## MATERIAL PROVIDED
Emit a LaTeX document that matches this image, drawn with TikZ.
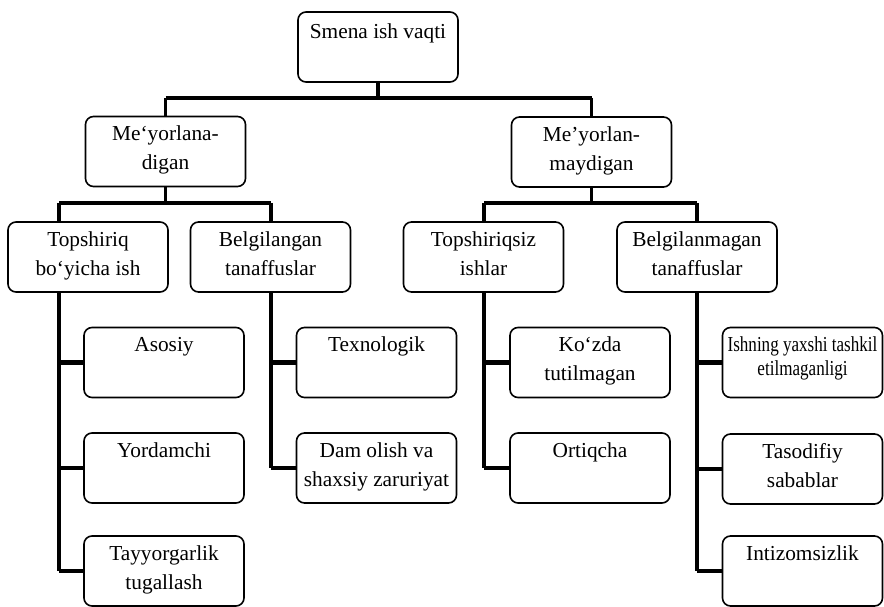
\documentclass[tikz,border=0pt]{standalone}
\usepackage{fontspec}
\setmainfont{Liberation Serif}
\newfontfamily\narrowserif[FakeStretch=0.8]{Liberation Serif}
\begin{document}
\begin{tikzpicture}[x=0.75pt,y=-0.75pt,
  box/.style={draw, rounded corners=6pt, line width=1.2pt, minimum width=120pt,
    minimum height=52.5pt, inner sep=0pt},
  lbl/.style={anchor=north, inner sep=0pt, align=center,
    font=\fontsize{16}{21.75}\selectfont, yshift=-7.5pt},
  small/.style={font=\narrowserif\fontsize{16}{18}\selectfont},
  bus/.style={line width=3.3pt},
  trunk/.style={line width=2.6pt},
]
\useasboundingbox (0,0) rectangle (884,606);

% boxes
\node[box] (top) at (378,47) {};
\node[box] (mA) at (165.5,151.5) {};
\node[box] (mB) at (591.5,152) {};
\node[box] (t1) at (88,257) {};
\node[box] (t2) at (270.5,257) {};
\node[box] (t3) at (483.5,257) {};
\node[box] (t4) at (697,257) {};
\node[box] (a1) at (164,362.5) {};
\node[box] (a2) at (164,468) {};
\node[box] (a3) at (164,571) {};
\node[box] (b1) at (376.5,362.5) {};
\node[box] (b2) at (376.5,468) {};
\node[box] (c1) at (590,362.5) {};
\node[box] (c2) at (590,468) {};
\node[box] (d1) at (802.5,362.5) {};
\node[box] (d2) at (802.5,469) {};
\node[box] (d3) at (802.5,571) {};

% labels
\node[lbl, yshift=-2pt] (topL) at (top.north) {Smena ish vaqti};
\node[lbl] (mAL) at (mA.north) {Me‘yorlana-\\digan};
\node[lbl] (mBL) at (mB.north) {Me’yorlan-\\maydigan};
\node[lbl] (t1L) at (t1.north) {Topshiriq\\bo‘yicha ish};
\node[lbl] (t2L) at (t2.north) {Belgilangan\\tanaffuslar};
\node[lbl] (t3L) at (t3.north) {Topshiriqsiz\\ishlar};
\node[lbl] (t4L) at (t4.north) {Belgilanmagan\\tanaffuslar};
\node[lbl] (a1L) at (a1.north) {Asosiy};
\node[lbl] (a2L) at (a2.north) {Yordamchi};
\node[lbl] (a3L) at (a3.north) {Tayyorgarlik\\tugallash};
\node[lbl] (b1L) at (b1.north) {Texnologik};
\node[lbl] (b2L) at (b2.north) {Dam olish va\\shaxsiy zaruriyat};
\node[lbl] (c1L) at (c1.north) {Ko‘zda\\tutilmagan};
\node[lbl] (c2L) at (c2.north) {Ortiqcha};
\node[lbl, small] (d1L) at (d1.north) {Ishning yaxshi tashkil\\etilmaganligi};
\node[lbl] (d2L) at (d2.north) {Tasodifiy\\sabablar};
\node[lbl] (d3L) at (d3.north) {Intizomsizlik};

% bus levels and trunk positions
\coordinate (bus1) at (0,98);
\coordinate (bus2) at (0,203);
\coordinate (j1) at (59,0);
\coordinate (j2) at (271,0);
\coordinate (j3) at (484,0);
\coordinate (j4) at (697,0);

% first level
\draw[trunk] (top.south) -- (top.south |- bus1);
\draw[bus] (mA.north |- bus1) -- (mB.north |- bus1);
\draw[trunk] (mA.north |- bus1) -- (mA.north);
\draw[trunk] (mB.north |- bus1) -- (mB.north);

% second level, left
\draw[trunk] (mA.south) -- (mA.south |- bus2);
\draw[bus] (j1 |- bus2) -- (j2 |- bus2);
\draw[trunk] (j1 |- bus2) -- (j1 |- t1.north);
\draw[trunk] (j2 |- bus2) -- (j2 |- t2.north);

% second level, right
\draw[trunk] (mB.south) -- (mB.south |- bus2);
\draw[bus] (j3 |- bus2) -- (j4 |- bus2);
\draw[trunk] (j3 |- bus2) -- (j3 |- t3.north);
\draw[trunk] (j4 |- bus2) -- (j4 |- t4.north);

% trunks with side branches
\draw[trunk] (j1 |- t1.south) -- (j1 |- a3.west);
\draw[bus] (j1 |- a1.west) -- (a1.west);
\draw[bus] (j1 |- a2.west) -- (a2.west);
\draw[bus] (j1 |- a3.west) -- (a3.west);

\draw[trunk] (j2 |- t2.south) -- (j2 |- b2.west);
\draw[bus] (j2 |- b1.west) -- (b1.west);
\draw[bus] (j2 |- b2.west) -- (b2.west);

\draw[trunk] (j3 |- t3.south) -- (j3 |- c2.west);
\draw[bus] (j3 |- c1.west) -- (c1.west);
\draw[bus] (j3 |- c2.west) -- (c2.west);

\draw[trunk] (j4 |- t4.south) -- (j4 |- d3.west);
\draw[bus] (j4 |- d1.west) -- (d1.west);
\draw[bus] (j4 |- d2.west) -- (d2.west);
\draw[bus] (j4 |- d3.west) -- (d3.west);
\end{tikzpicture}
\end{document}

## DESCRIPTION OF THE TASK
From start to finish, output the listing exactly, but omit its pictures.

## FULL ANSWER
Emit a LaTeX document that matches this image, drawn with TikZ.
\documentclass[tikz,border=0pt]{standalone}
\usepackage{fontspec}
\setmainfont{Liberation Serif}
\newfontfamily\narrowserif[FakeStretch=0.8]{Liberation Serif}
\begin{document}
\begin{tikzpicture}[x=0.75pt,y=-0.75pt,
  box/.style={draw, rounded corners=6pt, line width=1.2pt, minimum width=120pt,
    minimum height=52.5pt, inner sep=0pt},
  lbl/.style={anchor=north, inner sep=0pt, align=center,
    font=\fontsize{16}{21.75}\selectfont, yshift=-7.5pt},
  small/.style={font=\narrowserif\fontsize{16}{18}\selectfont},
  bus/.style={line width=3.3pt},
  trunk/.style={line width=2.6pt},
]
\useasboundingbox (0,0) rectangle (884,606);

% boxes
\node[box] (top) at (378,47) {};
\node[box] (mA) at (165.5,151.5) {};
\node[box] (mB) at (591.5,152) {};
\node[box] (t1) at (88,257) {};
\node[box] (t2) at (270.5,257) {};
\node[box] (t3) at (483.5,257) {};
\node[box] (t4) at (697,257) {};
\node[box] (a1) at (164,362.5) {};
\node[box] (a2) at (164,468) {};
\node[box] (a3) at (164,571) {};
\node[box] (b1) at (376.5,362.5) {};
\node[box] (b2) at (376.5,468) {};
\node[box] (c1) at (590,362.5) {};
\node[box] (c2) at (590,468) {};
\node[box] (d1) at (802.5,362.5) {};
\node[box] (d2) at (802.5,469) {};
\node[box] (d3) at (802.5,571) {};

% labels
\node[lbl, yshift=-2pt] (topL) at (top.north) {Smena ish vaqti};
\node[lbl] (mAL) at (mA.north) {Me‘yorlana-\\digan};
\node[lbl] (mBL) at (mB.north) {Me’yorlan-\\maydigan};
\node[lbl] (t1L) at (t1.north) {Topshiriq\\bo‘yicha ish};
\node[lbl] (t2L) at (t2.north) {Belgilangan\\tanaffuslar};
\node[lbl] (t3L) at (t3.north) {Topshiriqsiz\\ishlar};
\node[lbl] (t4L) at (t4.north) {Belgilanmagan\\tanaffuslar};
\node[lbl] (a1L) at (a1.north) {Asosiy};
\node[lbl] (a2L) at (a2.north) {Yordamchi};
\node[lbl] (a3L) at (a3.north) {Tayyorgarlik\\tugallash};
\node[lbl] (b1L) at (b1.north) {Texnologik};
\node[lbl] (b2L) at (b2.north) {Dam olish va\\shaxsiy zaruriyat};
\node[lbl] (c1L) at (c1.north) {Ko‘zda\\tutilmagan};
\node[lbl] (c2L) at (c2.north) {Ortiqcha};
\node[lbl, small] (d1L) at (d1.north) {Ishning yaxshi tashkil\\etilmaganligi};
\node[lbl] (d2L) at (d2.north) {Tasodifiy\\sabablar};
\node[lbl] (d3L) at (d3.north) {Intizomsizlik};

% bus levels and trunk positions
\coordinate (bus1) at (0,98);
\coordinate (bus2) at (0,203);
\coordinate (j1) at (59,0);
\coordinate (j2) at (271,0);
\coordinate (j3) at (484,0);
\coordinate (j4) at (697,0);

% first level
\draw[trunk] (top.south) -- (top.south |- bus1);
\draw[bus] (mA.north |- bus1) -- (mB.north |- bus1);
\draw[trunk] (mA.north |- bus1) -- (mA.north);
\draw[trunk] (mB.north |- bus1) -- (mB.north);

% second level, left
\draw[trunk] (mA.south) -- (mA.south |- bus2);
\draw[bus] (j1 |- bus2) -- (j2 |- bus2);
\draw[trunk] (j1 |- bus2) -- (j1 |- t1.north);
\draw[trunk] (j2 |- bus2) -- (j2 |- t2.north);

% second level, right
\draw[trunk] (mB.south) -- (mB.south |- bus2);
\draw[bus] (j3 |- bus2) -- (j4 |- bus2);
\draw[trunk] (j3 |- bus2) -- (j3 |- t3.north);
\draw[trunk] (j4 |- bus2) -- (j4 |- t4.north);

% trunks with side branches
\draw[trunk] (j1 |- t1.south) -- (j1 |- a3.west);
\draw[bus] (j1 |- a1.west) -- (a1.west);
\draw[bus] (j1 |- a2.west) -- (a2.west);
\draw[bus] (j1 |- a3.west) -- (a3.west);

\draw[trunk] (j2 |- t2.south) -- (j2 |- b2.west);
\draw[bus] (j2 |- b1.west) -- (b1.west);
\draw[bus] (j2 |- b2.west) -- (b2.west);

\draw[trunk] (j3 |- t3.south) -- (j3 |- c2.west);
\draw[bus] (j3 |- c1.west) -- (c1.west);
\draw[bus] (j3 |- c2.west) -- (c2.west);

\draw[trunk] (j4 |- t4.south) -- (j4 |- d3.west);
\draw[bus] (j4 |- d1.west) -- (d1.west);
\draw[bus] (j4 |- d2.west) -- (d2.west);
\draw[bus] (j4 |- d3.west) -- (d3.west);
\end{tikzpicture}
\end{document}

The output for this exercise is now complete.